Julie Denny read the minutes of the previous meeting.
John Cotton read notes prepared by Marge D’Amico to introduce the speaker, Zoe S. Kwok, the Nancy and Peter Lee Curator of Asian Art at the Princeton University Art Museum. Her topic, “A Feast for the Eyes: Images of Banqueting in the Arts of China,” began as her Princeton University doctoral thesis and culminated in an exhibition for the museum in 2019/2020, closing just before the pandemic forced the closure of the entire museum.
Ms. Kwok began by offering us a two-course feast: The first course to address how and why feasting became so integral with art production in China, and the second, to provide examples of its continued importance during the 10th – 14th centuries.

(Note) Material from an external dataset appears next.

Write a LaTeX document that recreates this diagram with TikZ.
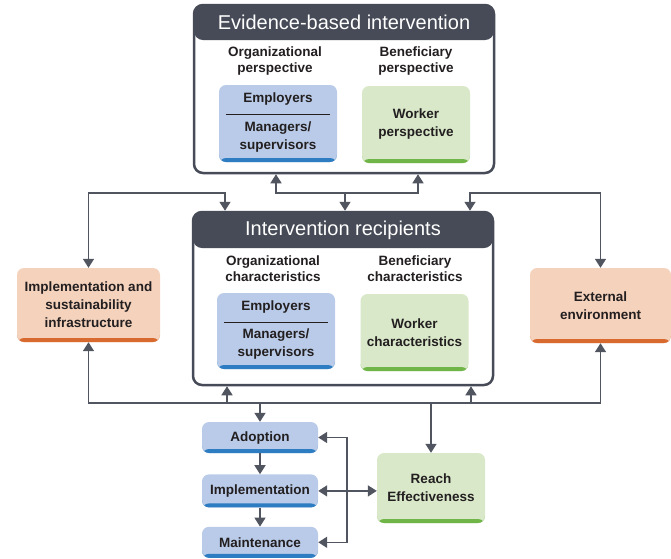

Archeological evidence from the second to first millennia BCE shows the outsized role that feasting played during the Bronze Age. Feasts served to forge, strengthen, and commemorate relationships and alliances, both institutional and personal, and to engage different communities at various levels of exclusivity. A period of enormous wealth concentrated at the highest levels of society created an inordinate demand for luxury items that prompted significant artistic achievement and technical inventions in bronze, ceramic, jade, lacquer, and silk.
Images of glazed stoneware vessels dating from 14c BCE show the tastes and preferences of the early elite. The use of text as embellishment on early vessels would later transform early Chinese script; sophisticated techniques of high-fired ceramics would lead to the manufacture of porcelain on an industrial scale, transforming imperial China into a global economy.

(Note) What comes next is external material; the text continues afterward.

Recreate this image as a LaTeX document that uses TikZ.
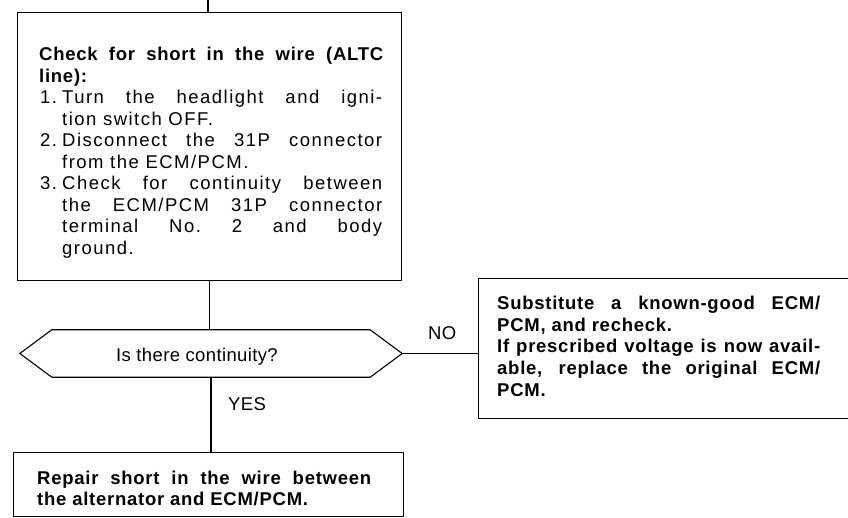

Additionally, feasts offered venues for artists to perform, to demonstrate particular skills, and to find patronage. The desire for musical entertainment inspired the creation of new instruments, and dancing, too, became an impetus for patrons to support the performing arts.
Feasts have long been associated with ancestor worship and the funerary rituals at the core of early Chinese religious thought. Images of tombs from the late Bronze Age show extraordinary vessels cast specifically for burial along with myriad other banqueting apparatus -- all intended to satisfy the ritual needs of the deceased in the afterlife. Vessels were often filled with meat, grain, seeds, fruits, fish, and alcohol, to serve as offerings to the ancestors whose transformed spirits in the afterlife were believed to intercede with the gods on matters of vital concern to their descendants. Such practice drew together multiple generations of lineage creating a community based on the eternal presentation of food and drink.
During 10th -14th centuries, a period of intense political turmoil accompanying the rise and fall of three dynasties, the focus on the elite tomb as a major site for art declined, and art became more directed towards the enjoyment of living.
Three examples of the continued importance of feasting during this period were offered:
- Dining in the Afterlife
- Ladies Banqueting in Seclusion
- Gentlemen Feasting as Scholarly Business
Our two-course feast was thus concluded; I trust that we all were sated.